Это, однако, только одна сторона вопроса. Есть и другая. Лишь попав в «чужой монастырь», мы со всей очевидностью обнаруживаем, что там действует «чужой устав». Последний и воспринимается-то как чужой именно на фоне «своего» — привычного, характерного постоянством связей между знаком и объектом или действием. Сопоставление различных знаковых систем (а ведь как раз об этом, по существу, идет речь у И. Эренбурга) выявляет как условность знака, так и его устойчивость в пределах той или иной системы. Норма и отклонение от нормы неразрывно взаимосвязаны и не могут быть осознаны нами вне этой взаимосвязи. Такова реальная диалектика процесса.
О ней, кстати, писал еще Ф. де Соссюр, не без остроумия называя «вынужденным карточным ходом» кажущееся противоречие между произвольностью языкового знака и его «навязанностью» коллективу, который данным языком пользуется. «Языку как бы говорят: «Выбирай!», но прибавляют: «Ты выберешь вот этот знак, а не другой»3.
Соссюру принадлежит и широко известное сравнение языка с шахматами, смысл которого—в выявлении общих внутренних признаков, делающих их системами, построенными в соответствии с определенными правилами и потому имеющими каждая свою «грамматику». Современный исследователь предпринимает небезынтересную попытку развернуть эту аналогию, последовательно сопоставляя элементы, отношения и операции в обеих системах, акцентируя сходное и несходное4. Правда, при этом недостаточно, как мне кажется, учитывается тот факт, что степень исторической и социальной обусловленности соотношений между знаком и объектом в языке все же значительно выше, нежели в шахматах, но важно другое: здесь наглядно иллюстрируется сосюровская мысль о нормативности как непременной отличительной особенности любой знаковой системы, залоге ее устойчивости.
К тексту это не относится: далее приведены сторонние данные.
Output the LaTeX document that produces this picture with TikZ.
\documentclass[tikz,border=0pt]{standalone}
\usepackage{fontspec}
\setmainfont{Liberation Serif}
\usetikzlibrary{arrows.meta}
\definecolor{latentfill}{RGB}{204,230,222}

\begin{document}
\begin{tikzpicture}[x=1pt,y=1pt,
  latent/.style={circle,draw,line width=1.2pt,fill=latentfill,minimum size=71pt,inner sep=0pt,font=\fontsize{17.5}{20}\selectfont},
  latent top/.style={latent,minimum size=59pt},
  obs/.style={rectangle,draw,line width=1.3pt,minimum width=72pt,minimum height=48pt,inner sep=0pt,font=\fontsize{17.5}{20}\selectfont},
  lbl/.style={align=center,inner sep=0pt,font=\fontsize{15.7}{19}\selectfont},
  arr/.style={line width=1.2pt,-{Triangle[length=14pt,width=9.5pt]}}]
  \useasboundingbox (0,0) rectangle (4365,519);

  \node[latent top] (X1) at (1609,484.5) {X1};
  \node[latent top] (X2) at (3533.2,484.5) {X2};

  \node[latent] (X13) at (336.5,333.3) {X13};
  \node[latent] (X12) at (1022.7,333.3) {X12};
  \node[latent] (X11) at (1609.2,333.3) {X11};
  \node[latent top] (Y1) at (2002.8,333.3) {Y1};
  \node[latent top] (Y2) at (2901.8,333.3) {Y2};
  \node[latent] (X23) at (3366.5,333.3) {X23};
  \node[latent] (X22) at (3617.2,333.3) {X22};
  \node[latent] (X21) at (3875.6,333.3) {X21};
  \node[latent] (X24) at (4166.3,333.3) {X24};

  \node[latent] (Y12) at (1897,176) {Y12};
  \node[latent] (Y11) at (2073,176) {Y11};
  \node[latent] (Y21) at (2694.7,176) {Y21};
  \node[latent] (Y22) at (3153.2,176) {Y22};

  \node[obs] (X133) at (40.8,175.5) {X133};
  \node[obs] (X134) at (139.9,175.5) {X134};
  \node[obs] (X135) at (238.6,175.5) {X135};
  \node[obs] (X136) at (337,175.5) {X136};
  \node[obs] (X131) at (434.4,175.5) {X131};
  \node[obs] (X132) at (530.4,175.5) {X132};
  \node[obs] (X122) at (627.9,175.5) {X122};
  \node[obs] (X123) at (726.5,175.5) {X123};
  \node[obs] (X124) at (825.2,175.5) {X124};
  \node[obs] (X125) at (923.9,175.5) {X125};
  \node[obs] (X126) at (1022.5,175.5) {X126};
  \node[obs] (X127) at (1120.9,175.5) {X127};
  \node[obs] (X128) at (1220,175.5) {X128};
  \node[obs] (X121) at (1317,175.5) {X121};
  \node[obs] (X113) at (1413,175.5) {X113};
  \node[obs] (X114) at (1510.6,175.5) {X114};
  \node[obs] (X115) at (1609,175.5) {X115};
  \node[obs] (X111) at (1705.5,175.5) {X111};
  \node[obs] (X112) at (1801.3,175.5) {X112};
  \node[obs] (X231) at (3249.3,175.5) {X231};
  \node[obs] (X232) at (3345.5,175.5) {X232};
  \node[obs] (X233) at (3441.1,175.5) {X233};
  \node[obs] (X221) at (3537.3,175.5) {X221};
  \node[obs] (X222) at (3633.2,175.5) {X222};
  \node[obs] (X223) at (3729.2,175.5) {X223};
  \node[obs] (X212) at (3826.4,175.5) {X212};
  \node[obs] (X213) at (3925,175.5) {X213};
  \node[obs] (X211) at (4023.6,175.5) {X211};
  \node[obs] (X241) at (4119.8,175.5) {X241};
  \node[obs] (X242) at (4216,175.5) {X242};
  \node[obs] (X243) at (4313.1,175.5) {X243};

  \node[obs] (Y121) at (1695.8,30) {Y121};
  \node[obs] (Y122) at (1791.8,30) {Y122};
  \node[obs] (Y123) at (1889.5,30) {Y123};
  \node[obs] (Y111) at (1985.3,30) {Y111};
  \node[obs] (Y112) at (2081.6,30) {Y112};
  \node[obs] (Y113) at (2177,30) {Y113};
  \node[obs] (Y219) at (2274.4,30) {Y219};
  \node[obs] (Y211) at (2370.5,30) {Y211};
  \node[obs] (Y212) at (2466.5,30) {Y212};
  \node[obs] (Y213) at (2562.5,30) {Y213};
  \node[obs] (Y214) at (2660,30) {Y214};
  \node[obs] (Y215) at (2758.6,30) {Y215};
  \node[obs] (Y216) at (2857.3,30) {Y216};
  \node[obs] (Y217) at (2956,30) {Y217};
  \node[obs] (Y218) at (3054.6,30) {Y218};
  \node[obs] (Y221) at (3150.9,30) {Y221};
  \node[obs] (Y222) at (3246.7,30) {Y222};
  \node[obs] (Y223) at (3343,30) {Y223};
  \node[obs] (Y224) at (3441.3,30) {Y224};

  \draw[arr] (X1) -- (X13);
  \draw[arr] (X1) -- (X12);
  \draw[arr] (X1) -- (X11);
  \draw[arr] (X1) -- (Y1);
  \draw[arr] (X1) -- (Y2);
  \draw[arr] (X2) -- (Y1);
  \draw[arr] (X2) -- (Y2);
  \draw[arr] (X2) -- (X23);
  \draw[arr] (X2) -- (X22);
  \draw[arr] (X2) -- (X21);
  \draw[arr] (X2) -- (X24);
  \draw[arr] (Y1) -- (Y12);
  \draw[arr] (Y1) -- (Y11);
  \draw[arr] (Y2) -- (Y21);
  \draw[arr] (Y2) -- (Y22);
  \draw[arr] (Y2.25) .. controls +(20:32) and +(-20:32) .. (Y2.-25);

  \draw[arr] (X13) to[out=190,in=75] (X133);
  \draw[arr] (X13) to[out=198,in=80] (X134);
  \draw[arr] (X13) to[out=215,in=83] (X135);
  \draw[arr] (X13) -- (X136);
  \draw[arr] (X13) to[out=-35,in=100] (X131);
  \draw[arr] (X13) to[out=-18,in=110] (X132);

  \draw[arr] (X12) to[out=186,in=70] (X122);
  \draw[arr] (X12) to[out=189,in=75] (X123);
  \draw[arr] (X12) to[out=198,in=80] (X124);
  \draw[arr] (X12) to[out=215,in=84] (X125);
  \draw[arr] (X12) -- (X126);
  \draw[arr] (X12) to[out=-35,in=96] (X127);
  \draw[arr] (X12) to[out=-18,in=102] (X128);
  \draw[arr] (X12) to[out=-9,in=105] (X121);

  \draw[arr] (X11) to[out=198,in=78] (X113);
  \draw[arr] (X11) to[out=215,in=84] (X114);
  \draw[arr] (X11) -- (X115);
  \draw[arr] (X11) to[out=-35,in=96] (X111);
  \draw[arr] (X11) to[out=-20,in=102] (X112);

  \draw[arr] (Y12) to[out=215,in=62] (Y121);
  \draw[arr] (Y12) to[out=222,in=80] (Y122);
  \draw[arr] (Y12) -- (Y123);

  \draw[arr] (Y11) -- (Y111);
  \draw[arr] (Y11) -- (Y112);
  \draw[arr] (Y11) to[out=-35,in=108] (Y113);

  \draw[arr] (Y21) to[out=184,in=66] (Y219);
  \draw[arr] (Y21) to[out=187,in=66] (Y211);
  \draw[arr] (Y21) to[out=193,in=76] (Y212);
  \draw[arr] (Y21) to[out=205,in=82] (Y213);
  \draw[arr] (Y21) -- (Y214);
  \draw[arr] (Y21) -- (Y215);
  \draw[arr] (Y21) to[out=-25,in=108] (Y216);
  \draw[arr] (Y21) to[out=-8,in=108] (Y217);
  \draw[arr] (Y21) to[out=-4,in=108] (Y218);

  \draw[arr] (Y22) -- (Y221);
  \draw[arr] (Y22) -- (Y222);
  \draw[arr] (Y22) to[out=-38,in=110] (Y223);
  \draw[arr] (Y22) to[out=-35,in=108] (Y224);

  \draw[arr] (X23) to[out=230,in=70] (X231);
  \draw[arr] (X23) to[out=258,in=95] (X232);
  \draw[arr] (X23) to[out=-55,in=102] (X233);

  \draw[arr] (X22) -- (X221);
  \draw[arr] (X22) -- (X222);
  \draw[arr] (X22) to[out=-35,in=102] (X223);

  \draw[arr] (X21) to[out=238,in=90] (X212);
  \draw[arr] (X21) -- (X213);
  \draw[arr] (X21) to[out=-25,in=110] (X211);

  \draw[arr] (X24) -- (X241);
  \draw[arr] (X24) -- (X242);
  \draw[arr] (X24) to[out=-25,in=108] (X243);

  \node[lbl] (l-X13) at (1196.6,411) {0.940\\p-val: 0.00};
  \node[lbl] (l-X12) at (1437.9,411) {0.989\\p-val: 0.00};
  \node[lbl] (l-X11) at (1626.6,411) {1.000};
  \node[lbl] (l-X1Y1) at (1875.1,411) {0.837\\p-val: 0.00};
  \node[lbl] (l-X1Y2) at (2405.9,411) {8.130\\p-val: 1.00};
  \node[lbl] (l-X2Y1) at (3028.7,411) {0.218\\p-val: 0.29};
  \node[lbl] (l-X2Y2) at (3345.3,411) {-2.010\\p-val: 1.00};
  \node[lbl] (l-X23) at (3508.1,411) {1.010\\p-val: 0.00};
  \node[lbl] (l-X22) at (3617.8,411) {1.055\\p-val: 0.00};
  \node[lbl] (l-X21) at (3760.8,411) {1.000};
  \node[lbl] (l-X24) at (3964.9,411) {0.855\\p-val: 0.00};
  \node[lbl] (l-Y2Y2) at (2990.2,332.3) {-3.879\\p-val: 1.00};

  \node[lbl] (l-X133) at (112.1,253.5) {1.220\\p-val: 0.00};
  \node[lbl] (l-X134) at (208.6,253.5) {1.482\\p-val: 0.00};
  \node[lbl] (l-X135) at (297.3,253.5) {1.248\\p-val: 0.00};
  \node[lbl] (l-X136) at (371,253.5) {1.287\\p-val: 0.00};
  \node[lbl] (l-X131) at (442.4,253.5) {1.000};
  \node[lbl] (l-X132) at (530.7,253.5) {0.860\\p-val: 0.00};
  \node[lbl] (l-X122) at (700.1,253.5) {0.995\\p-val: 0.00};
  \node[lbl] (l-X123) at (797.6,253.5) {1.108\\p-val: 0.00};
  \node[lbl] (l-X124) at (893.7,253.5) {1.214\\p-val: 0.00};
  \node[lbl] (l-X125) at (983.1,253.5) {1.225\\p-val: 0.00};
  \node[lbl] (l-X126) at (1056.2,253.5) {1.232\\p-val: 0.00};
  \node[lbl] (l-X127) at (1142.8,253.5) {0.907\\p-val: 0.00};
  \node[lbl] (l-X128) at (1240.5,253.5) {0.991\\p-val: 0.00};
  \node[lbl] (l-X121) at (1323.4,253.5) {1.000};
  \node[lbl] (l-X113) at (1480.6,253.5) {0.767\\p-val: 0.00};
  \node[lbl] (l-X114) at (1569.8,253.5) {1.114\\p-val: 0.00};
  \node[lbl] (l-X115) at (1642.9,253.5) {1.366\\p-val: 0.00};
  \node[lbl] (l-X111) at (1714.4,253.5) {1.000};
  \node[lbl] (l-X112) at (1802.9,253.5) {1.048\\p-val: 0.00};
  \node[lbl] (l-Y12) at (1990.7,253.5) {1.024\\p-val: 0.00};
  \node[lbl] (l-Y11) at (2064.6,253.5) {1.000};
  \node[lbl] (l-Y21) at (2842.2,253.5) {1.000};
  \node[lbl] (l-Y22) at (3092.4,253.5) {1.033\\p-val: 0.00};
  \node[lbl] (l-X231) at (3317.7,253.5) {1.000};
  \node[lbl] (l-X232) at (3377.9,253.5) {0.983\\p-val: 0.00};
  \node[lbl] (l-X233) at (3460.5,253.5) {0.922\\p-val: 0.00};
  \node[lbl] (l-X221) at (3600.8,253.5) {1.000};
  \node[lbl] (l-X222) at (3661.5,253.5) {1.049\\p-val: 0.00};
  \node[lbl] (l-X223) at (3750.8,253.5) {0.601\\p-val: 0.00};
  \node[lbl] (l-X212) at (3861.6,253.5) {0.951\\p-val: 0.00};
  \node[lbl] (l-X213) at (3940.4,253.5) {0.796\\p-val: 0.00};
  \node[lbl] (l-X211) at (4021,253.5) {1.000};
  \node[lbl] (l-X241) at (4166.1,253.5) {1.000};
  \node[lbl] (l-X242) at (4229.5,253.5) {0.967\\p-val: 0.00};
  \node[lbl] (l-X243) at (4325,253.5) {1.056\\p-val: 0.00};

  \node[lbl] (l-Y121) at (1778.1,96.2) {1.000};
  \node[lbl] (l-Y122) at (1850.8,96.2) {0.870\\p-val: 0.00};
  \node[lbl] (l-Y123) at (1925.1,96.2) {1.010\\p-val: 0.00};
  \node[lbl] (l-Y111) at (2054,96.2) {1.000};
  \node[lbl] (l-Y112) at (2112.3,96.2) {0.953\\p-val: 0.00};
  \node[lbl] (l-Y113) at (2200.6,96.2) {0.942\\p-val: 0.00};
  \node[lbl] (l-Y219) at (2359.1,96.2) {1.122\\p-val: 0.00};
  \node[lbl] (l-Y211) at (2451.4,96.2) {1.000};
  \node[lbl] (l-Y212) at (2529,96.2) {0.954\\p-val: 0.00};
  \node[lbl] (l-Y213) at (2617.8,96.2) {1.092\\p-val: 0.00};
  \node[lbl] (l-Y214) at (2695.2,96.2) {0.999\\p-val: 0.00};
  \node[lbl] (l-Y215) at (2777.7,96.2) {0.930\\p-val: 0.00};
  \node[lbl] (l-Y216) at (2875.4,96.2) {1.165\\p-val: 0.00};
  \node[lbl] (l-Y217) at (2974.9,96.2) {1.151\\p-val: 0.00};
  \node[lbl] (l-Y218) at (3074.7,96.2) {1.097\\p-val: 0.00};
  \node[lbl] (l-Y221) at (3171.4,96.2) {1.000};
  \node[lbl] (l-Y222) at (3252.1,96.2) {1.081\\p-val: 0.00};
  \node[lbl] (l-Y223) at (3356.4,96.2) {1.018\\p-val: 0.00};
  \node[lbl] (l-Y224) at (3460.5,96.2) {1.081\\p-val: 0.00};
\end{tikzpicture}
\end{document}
Что же лежит в основе этой устойчивости? Фиксированность отношений, та степень их постоянства, которая необходима, чтобы придать некоему множеству элементов черты стабильной структуры. «Если,— справедливо замечает М. Храпченко, — скажем, красный свет при уличной сигнализации сейчас указывает на запрет переходить улицу, а затем он вдруг стал бы обозначать приглашение к переходу, а через некоторое время что-нибудь совсем иное и перемены эти чередовались бы без какой-либо системы,— красный свет, естественно, утерял бы значение общепринятого знака»5.
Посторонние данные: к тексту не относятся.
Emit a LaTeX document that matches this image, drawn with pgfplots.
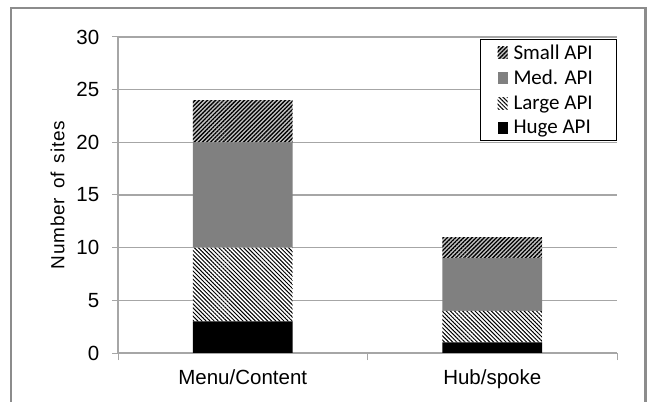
\documentclass[border=0pt]{standalone}
\usepackage{pgfplots}
\pgfplotsset{compat=1.18}
\usepackage{fontspec}
\setmainfont{Liberation Sans}
\newfontfamily\legfont{Carlito}
\newfontfamily\labfont[LetterSpace=4]{Liberation Sans}
\usetikzlibrary{patterns.meta}

\definecolor{gridgray}{HTML}{A6A6A6}
\definecolor{framegray}{HTML}{8C8C8C}
\definecolor{medgray}{HTML}{808080}
\definecolor{lightbg}{HTML}{C4C4C4}

% number of sites per navigation style, split by API size
\pgfplotstableread{
x huge large med small
0 3 7 10 4
1 1 3 5  2
}\sitedata

\begin{document}
\begin{tikzpicture}
\useasboundingbox (0,0) rectangle (653bp,402bp);
\fill[white] (0,0) rectangle (653bp,402bp);
% outer chart frame
\draw[framegray, line width=2.4bp] (11.2bp,-20bp) rectangle (645.6bp,393.8bp);

\begin{axis}[
  at={(118bp,49bp)}, anchor=south west,
  scale only axis, width=499bp, height=316bp,
  ybar stacked, bar width=0.4,
  xmin=-0.5, xmax=1.5, ymin=0, ymax=30,
  xtick={0,1}, xticklabels={Menu/Content, Hub/spoke},
  minor xtick={-0.5,0.5,1.5},
  ytick={0,5,...,30},
  tick align=outside,
  major tick length=5.5bp, minor tick length=7bp,
  x tick style={draw=none},
  minor x tick style={draw=gridgray, line width=1bp},
  y tick style={draw=gridgray, line width=1bp},
  axis x line*=bottom, axis y line*=left,
  axis line style={draw=gridgray, line width=1.1bp, -},
  ymajorgrids, grid style={draw=gridgray, line width=1.1bp},
  /pgf/number format/assume math mode=true,
  tick label style={font=\fontsize{20.5bp}{24bp}\selectfont},
  yticklabel style={anchor=east, inner sep=0pt, xshift=-13bp},
  xticklabel style={anchor=north, inner sep=0pt, yshift=-11bp},
  ylabel={Number\hspace{9bp}of\hspace{9bp}sites},
  ylabel style={font=\labfont\fontsize{19bp}{24bp}\selectfont,
    at={(axis description cs:-0.1212,0.5)}, anchor=center},
  reverse legend,
  legend cell align=left,
  legend style={at={(1,0.993)}, anchor=north east,
    draw=black, line width=1bp, fill=white,
    font=\legfont\fontsize{21bp}{24bp}\selectfont,
    inner xsep=17bp, inner ysep=3bp, row sep=5.5bp,
    /tikz/every odd column/.append style={column sep=4bp}},
  legend image code/.code={\fill[#1] (0bp,-6bp) rectangle (10bp,6bp);},
]
\addplot[fill=black, draw=none] table[x=x, y=huge] {\sitedata};
\addlegendentry{\makebox[84bp][l]{Huge API}}
\addplot[fill=white, draw=none,
  postaction={pattern={Lines[angle=-45,distance=2.9bp,line width=1bp]}, pattern color=black}]
  table[x=x, y=large] {\sitedata};
\addlegendentry{\makebox[84bp][l]{Large API}}
\addplot[fill=medgray, draw=none] table[x=x, y=med] {\sitedata};
\addlegendentry{\makebox[84bp][l]{Med. API}}
\addplot[fill=lightbg, draw=none,
  postaction={pattern={Lines[angle=45,distance=2.9bp,line width=1.3bp]}, pattern color=black}]
  table[x=x, y=small] {\sitedata};
\addlegendentry{\makebox[84bp][l]{Small API}}
\end{axis}
\end{tikzpicture}
\end{document}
Хорошо видна эта особенность знаковой системы на том же классическом примере с шахматной игрой. Шахматы пришли в Европу через Персию, однако их путь мог бы быть и иным, и произойти это могло раньше или позднее; шахматные фигуры изготовлялись из слоновой кости и дерева, из янтаря и хлебного мякиша — все это признаки условные, конвенциональные, для существа игры значения не имеющие. А вот количество фигур, функции каждой из них, их исходное расположение на доске, размеры и характер последней, правила игры и т. п.— без этих постоянных, раз и навсегда установленных, с неукоснительностью повторяющихся признаков шахматы перестали бы быть самими собой.
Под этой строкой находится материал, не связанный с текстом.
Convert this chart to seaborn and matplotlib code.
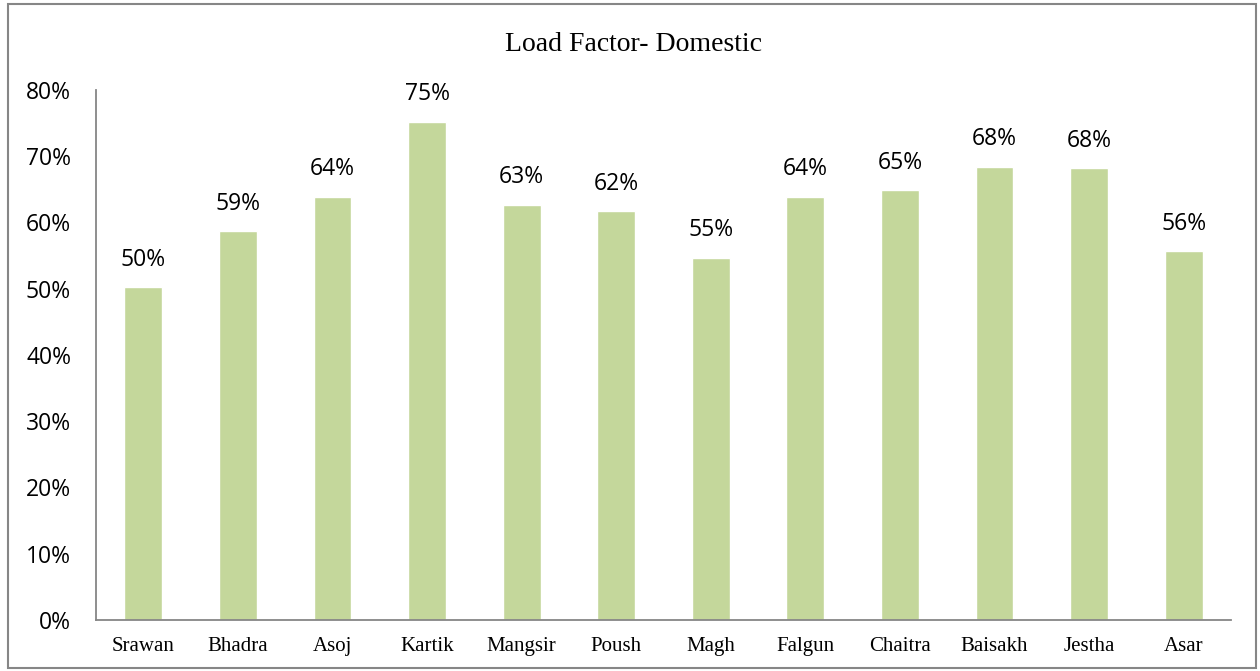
import matplotlib
matplotlib.use("Agg")
import matplotlib.pyplot as plt
import seaborn as sns
import pandas as pd
from matplotlib.patches import Rectangle
from matplotlib.ticker import FuncFormatter

months = ["Srawan", "Bhadra", "Asoj", "Kartik", "Mangsir", "Poush", "Magh",
          "Falgun", "Chaitra", "Baisakh", "Jestha", "Asar"]
load_factor = [0.502, 0.587, 0.639, 0.752, 0.627, 0.617, 0.547,
               0.639, 0.649, 0.684, 0.682, 0.557]
y_ticks = [0, 0.1, 0.2, 0.3, 0.4, 0.5, 0.6, 0.7, 0.8]
title = "Load Factor- Domestic"

df = pd.DataFrame({"month": months, "lf": load_factor})

sns.set_theme(style="white")
plt.rcParams["text.color"] = "black"
plt.rcParams["xtick.color"] = "black"
plt.rcParams["ytick.color"] = "black"
fig = plt.figure(figsize=(12.6, 6.71), dpi=100)
ax = fig.add_axes([0.0762, 0.076, 0.9008, 0.790])

sns.barplot(data=df, x="month", y="lf", color="#C4D79B", saturation=1,
            width=0.4, ax=ax)

ax.set_ylim(0, 0.8)
ax.set_xlim(-0.5, len(months) - 0.5)
ax.set_yticks(y_ticks)
ax.yaxis.set_major_formatter(FuncFormatter(lambda v, p: f"{v*100:.0f}%"))
ax.set_xlabel("")
ax.set_ylabel("")

for lbl in ax.get_yticklabels():
    lbl.set_fontfamily("Open Sans")
    lbl.set_fontsize(16.5)
    lbl.set_color("black")
for lbl in ax.get_xticklabels():
    lbl.set_fontfamily("Liberation Serif")
    lbl.set_fontsize(15)
    lbl.set_color("black")
ax.tick_params(axis="y", length=0, pad=18)
ax.tick_params(axis="x", length=0, pad=12)

for s in ["top", "right"]:
    ax.spines[s].set_visible(False)
for s in ["left", "bottom"]:
    ax.spines[s].set_color("#868686")
    ax.spines[s].set_linewidth(1.3)

for cont in ax.containers:
    ax.bar_label(cont, labels=[f"{v*100:.0f}%" for v in load_factor],
                 padding=11, fontsize=16.5, fontfamily="Open Sans", color="black")

fig.text(0.503, 0.934, title, ha="center", va="center",
         fontfamily="Liberation Serif", fontsize=20, color="black")

fig.patches.append(Rectangle((0.0067, 0.004), 0.9905, 0.99, transform=fig.transFigure,
                             fill=False, edgecolor="#868686", linewidth=1.5))

fig.savefig("out.png", dpi=100)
Итак, принцип повторяемости (или же нарушение его, но такое нарушение, которое носит опять-таки системный характер) — вне этого знак немыслим, вне этого нет системы, нет структуры.
Уместно вспомнить в этой связи суждения В. И. Ленина о принципе повторяемости, высказанные им в книге «Что такое «друзья народа» и как они воюют против социал-демократов?».
Прежде всего достоин быть отмеченным сам факт использования в ленинской работе понятия структуры применительно к явлениям общественной жизни. Ленин не только ссылается на то место из предисловия к «К критике политической экономии», где Маркс говорит о совокупности производственных отношений как экономической структуре общества, но и в свою очередь прибегает к этому термину, считая его отвечающим материалистическому пониманию исторического развития.
При этом — что с точки зрения темы нашего разговора особенно существенно — Ленин связывает понятие структуры с «общенаучным критерием повторяемости». Именно взгляд на производственные отношения как па структуру общества делает возможным применение к ним этого критерия, который есть необходимое условие объективного, иначе говоря, подлинно научного анализа,— такова логнка ленинских суждений, таков ход его мысли. Для большей убедительности приведу одно из высказываний целиком: «Материализм дал вполне объективный критерий, выделив производственные отношения, как структуру общества, и дав возможность применить к этим отношениям тот общенаучный критерий повторяемости, применимость которого к социологии отрицали субъективисты»®.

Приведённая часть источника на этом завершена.